Entries:

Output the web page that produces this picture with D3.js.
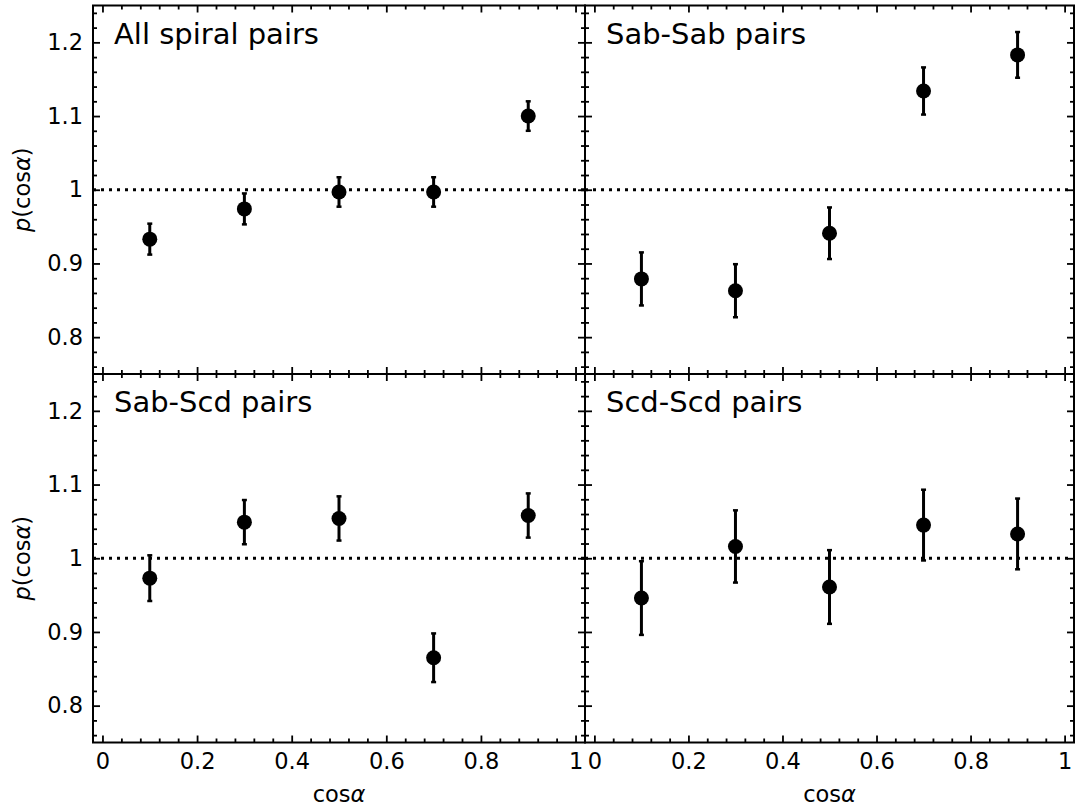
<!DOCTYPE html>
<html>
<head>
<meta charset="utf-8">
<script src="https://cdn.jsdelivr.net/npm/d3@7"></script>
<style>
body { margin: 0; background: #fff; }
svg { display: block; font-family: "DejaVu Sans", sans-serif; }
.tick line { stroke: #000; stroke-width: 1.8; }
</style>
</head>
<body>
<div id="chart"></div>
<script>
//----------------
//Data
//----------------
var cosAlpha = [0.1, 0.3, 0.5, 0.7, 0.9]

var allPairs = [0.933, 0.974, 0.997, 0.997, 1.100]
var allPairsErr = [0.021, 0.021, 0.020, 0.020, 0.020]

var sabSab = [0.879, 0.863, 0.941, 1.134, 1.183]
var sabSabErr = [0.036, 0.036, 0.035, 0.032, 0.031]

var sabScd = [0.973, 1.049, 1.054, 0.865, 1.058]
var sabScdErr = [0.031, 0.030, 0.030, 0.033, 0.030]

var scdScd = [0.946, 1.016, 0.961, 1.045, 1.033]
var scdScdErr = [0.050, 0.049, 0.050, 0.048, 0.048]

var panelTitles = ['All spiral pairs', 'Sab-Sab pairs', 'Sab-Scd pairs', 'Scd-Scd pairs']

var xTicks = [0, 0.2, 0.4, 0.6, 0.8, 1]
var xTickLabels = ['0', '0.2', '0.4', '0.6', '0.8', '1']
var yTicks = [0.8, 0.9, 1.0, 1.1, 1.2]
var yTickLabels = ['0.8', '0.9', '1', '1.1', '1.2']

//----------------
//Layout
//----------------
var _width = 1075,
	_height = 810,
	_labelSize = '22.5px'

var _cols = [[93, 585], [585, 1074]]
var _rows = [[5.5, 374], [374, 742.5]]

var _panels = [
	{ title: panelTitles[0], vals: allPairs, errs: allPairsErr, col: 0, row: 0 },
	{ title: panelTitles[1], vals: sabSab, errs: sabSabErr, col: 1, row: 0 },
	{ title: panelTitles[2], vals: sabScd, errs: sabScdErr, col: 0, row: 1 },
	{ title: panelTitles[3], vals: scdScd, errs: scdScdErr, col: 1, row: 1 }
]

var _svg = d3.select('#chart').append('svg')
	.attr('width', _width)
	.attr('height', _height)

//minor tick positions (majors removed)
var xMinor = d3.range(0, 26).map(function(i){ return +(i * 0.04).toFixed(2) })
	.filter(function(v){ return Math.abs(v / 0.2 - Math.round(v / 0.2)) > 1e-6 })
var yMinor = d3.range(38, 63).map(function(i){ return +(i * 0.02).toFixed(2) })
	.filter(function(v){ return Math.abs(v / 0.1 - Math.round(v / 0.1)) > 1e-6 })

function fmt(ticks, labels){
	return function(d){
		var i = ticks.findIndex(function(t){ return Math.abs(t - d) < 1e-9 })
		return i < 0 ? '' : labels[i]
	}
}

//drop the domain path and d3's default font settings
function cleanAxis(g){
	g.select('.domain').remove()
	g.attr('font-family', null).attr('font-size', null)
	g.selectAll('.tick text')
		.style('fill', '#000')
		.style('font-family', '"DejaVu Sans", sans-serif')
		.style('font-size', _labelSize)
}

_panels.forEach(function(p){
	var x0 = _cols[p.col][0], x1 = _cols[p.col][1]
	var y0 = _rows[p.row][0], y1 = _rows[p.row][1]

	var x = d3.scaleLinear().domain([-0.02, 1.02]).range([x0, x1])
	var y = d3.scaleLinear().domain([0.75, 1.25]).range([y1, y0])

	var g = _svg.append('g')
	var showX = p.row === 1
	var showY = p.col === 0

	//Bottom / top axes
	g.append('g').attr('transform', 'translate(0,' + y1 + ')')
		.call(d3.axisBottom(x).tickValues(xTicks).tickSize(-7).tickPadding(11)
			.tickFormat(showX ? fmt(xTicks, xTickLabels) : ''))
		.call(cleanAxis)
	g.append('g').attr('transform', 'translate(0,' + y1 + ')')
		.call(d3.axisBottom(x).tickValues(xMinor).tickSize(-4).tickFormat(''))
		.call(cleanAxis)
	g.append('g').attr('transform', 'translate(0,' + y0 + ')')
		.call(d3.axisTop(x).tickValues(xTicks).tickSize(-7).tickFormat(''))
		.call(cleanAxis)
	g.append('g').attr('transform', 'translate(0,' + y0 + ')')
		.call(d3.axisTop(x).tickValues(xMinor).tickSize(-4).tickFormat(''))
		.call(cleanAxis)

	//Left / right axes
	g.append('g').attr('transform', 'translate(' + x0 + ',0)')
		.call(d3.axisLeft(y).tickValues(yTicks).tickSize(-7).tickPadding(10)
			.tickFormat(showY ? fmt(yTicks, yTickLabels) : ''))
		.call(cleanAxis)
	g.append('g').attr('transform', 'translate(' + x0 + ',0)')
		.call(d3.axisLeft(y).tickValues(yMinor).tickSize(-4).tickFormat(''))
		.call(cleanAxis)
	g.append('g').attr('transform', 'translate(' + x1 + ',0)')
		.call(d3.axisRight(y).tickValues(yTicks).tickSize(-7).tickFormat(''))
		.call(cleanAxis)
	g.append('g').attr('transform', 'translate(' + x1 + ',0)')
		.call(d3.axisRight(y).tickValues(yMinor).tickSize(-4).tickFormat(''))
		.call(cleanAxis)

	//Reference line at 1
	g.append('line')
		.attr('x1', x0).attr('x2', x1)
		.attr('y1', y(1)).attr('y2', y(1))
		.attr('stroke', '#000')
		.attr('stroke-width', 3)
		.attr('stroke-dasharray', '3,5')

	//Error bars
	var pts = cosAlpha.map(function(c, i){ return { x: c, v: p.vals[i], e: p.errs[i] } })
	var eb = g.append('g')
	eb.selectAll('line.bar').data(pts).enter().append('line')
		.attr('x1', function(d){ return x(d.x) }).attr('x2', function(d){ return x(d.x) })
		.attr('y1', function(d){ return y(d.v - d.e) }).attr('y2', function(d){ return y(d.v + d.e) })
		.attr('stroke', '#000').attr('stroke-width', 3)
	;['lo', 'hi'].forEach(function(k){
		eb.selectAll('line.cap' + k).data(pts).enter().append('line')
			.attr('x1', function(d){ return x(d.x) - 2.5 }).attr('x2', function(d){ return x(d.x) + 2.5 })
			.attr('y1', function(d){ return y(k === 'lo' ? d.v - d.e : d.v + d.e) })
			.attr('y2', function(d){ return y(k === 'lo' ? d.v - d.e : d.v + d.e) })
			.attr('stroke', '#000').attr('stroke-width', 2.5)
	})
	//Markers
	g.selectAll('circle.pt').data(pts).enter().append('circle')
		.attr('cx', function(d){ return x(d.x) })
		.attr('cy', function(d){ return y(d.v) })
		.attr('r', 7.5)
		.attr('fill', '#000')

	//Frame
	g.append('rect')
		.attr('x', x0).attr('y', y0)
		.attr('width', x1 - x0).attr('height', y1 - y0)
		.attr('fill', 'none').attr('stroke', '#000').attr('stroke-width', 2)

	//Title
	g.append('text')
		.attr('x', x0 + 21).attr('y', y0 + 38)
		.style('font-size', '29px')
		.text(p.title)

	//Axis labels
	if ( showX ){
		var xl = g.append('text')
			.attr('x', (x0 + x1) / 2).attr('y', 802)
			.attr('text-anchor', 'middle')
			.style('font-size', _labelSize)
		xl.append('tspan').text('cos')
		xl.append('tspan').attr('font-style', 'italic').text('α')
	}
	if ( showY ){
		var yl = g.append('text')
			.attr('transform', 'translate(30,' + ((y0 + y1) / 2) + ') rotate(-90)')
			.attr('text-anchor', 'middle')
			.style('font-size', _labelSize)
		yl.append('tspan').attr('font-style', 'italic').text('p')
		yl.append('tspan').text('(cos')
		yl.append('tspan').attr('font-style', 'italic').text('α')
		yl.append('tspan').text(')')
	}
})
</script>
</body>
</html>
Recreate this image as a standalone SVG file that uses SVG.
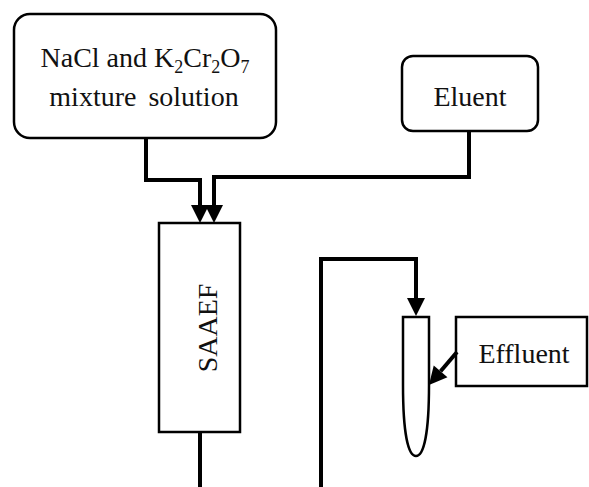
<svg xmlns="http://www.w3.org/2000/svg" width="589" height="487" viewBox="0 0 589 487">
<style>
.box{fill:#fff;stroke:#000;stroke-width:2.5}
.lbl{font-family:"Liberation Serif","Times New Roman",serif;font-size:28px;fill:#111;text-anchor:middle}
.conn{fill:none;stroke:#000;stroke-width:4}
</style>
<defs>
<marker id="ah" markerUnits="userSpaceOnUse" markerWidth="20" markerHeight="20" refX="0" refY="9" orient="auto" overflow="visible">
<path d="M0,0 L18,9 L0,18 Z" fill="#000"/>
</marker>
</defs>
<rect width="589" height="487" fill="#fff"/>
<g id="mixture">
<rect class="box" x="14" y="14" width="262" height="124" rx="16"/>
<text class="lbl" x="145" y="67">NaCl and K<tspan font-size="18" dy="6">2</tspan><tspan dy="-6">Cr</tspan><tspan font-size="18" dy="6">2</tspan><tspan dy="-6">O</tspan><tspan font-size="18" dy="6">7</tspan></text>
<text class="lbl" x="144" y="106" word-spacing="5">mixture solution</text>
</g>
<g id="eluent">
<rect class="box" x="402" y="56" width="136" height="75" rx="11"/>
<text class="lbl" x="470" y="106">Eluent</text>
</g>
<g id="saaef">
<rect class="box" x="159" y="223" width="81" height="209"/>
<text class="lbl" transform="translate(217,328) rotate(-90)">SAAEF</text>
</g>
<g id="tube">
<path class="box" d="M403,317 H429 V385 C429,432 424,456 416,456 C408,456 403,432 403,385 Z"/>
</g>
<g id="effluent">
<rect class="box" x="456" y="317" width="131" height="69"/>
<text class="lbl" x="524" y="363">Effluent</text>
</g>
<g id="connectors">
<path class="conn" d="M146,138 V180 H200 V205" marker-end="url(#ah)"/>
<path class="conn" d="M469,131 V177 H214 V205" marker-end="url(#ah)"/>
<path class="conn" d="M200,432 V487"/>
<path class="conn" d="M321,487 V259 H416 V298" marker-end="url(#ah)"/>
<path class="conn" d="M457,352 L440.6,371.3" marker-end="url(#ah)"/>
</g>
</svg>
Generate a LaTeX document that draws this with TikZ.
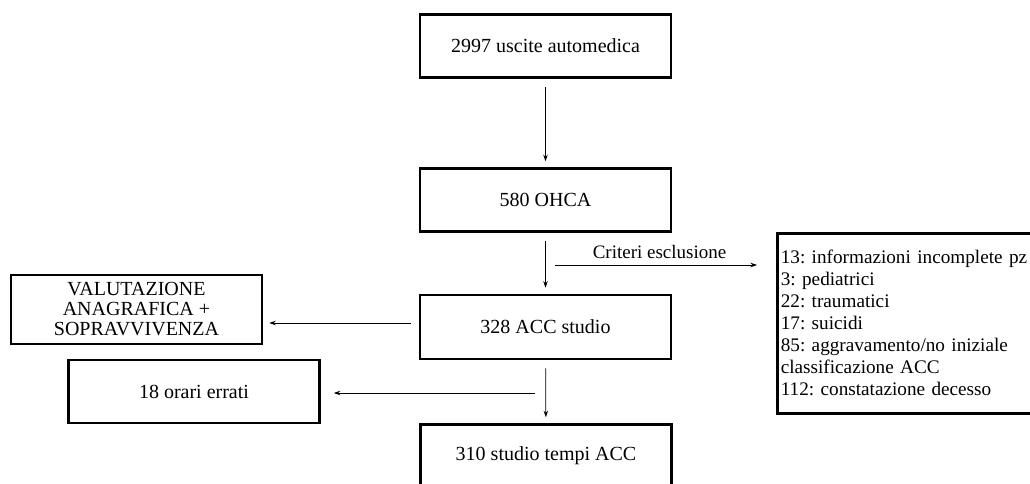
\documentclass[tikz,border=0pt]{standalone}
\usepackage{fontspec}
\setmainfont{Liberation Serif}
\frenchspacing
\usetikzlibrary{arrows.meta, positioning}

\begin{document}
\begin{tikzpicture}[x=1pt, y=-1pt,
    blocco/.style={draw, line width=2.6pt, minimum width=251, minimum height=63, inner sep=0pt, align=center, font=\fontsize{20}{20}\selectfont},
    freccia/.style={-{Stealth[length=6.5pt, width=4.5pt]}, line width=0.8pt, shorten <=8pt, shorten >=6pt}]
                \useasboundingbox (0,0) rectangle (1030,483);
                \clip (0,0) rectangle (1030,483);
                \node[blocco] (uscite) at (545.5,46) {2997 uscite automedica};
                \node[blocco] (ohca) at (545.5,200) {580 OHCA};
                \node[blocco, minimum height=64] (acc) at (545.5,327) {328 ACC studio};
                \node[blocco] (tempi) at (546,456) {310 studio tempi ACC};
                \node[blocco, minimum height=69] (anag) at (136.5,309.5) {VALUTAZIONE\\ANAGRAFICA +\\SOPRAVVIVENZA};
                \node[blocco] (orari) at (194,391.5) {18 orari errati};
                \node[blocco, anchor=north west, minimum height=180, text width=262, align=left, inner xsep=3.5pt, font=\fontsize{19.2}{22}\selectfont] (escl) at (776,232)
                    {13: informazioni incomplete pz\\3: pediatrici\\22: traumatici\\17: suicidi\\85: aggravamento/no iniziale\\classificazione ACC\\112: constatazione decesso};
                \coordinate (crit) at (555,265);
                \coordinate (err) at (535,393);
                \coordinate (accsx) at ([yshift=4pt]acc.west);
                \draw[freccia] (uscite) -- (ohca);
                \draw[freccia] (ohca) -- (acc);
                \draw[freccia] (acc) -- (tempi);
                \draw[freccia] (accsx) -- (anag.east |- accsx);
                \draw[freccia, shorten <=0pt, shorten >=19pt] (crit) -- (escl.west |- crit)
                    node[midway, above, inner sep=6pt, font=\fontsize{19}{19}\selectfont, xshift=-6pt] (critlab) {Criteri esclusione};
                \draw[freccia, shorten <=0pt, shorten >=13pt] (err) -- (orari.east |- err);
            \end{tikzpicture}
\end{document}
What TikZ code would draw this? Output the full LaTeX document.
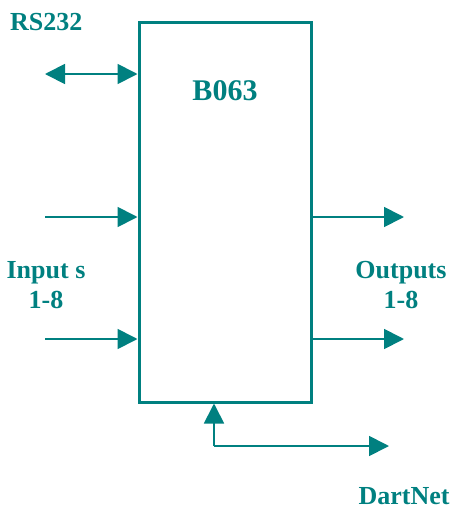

Exercise requirements: Copy the records above exactly, from the first line through the line containing "var cosAlpha = [0.1, 0.3, 0.5, 0.7, 0.9]", and leave out the pictures.

Answer to the task:
Output the web page that produces this picture with D3.js.
<!DOCTYPE html>
<html>
<head>
<meta charset="utf-8">
<script src="https://cdn.jsdelivr.net/npm/d3@7"></script>
<style>
body { margin: 0; background: #fff; }
svg { display: block; font-family: "DejaVu Sans", sans-serif; }
.tick line { stroke: #000; stroke-width: 1.8; }
</style>
</head>
<body>
<div id="chart"></div>
<script>
//----------------
//Data
//----------------
var cosAlpha = [0.1, 0.3, 0.5, 0.7, 0.9]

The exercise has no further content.